Maka menghormati ketenangan di Masjidil Haram adalah bagian dari takwa. Jamaah hendaknya menahan diri dari obrolan yang tidak penting, menjauhi selfie berlebihan, dan fokus pada ibadah. Jika ingin berdiskusi atau berkoordinasi dengan rombongan, sebaiknya dilakukan di area luar atau setelah selesai thawaf dan salat. Ingat bahwa ribuan jamaah sedang bercengkerama dengan Allah di tempat itu, jangan ganggu hubungan suci tersebut dengan suara kita.

 

Etika Berinteraksi dengan Petugas dan Sesama Jamaah

Petugas Masjidil Haram memiliki tugas mulia namun berat: menjaga kenyamanan jutaan orang. Maka penting bagi kita untuk bersikap santun kepada mereka, tidak berdebat atau memaksa saat diminta pindah atau ditegur. Anggaplah mereka sebagai pelayan rumah Allah, bukan penghalang ibadah. Sesama jamaah pun harus saling menolong, memaafkan, dan memahami. Saat didorong, tidak perlu membalas.

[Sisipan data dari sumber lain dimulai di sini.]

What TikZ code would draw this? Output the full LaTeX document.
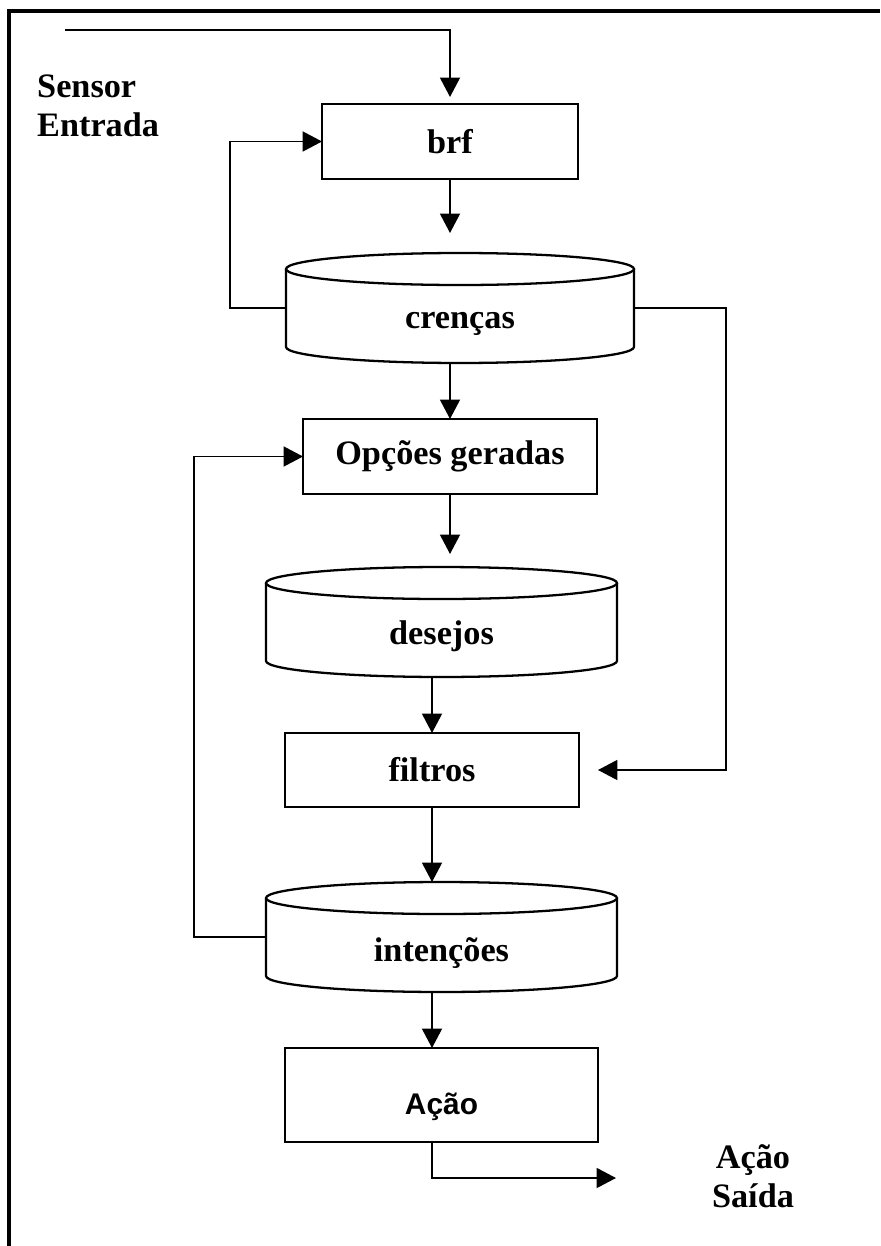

Saat tersenggol, berusahalah bersabar.

 

Rasulullah ﷺ mengajarkan lewat haditsnya, “Barang siapa menahan amarahnya padahal ia mampu melampiaskannya, maka Allah akan memanggilnya di hadapan semua makhluk pada hari kiamat” (HR. Tirmidzi).

 

Senyum, doa dalam hati, atau sekadar memberi jalan kepada orang lain adalah ibadah tersendiri yang sering terabaikan. Di rumah Allah, kita bukan hanya tamu-Nya, tapi juga duta akhlak Islam.

 

Menjadi Pribadi yang Menenangkan di Tengah Keramaian

Tujuan ibadah bukan hanya untuk diri sendiri, tapi juga agar hadir kita menjadi rahmat bagi yang lain. Jamaah yang baik bukan yang paling depan sendiri, tapi yang membawa ketenangan bagi orang di sekitarnya. Dalam keramaian thawaf, dalam hiruk pikuk salat, kita bisa menjadi sosok yang menyejukkan: tidak mendesak, tidak mengeluh, dan selalu tenang. Seperti mata air di padang pasir yang menyegarkan siapa pun yang mendekat.

 

Inilah bentuk nyata dari kematangan spiritual: tidak egois dalam beribadah, tapi memperhatikan kenyamanan orang lain. Di hadapan Ka’bah, bukan hanya ibadah yang dicatat, tetapi juga akhlak dan kehadiran hati.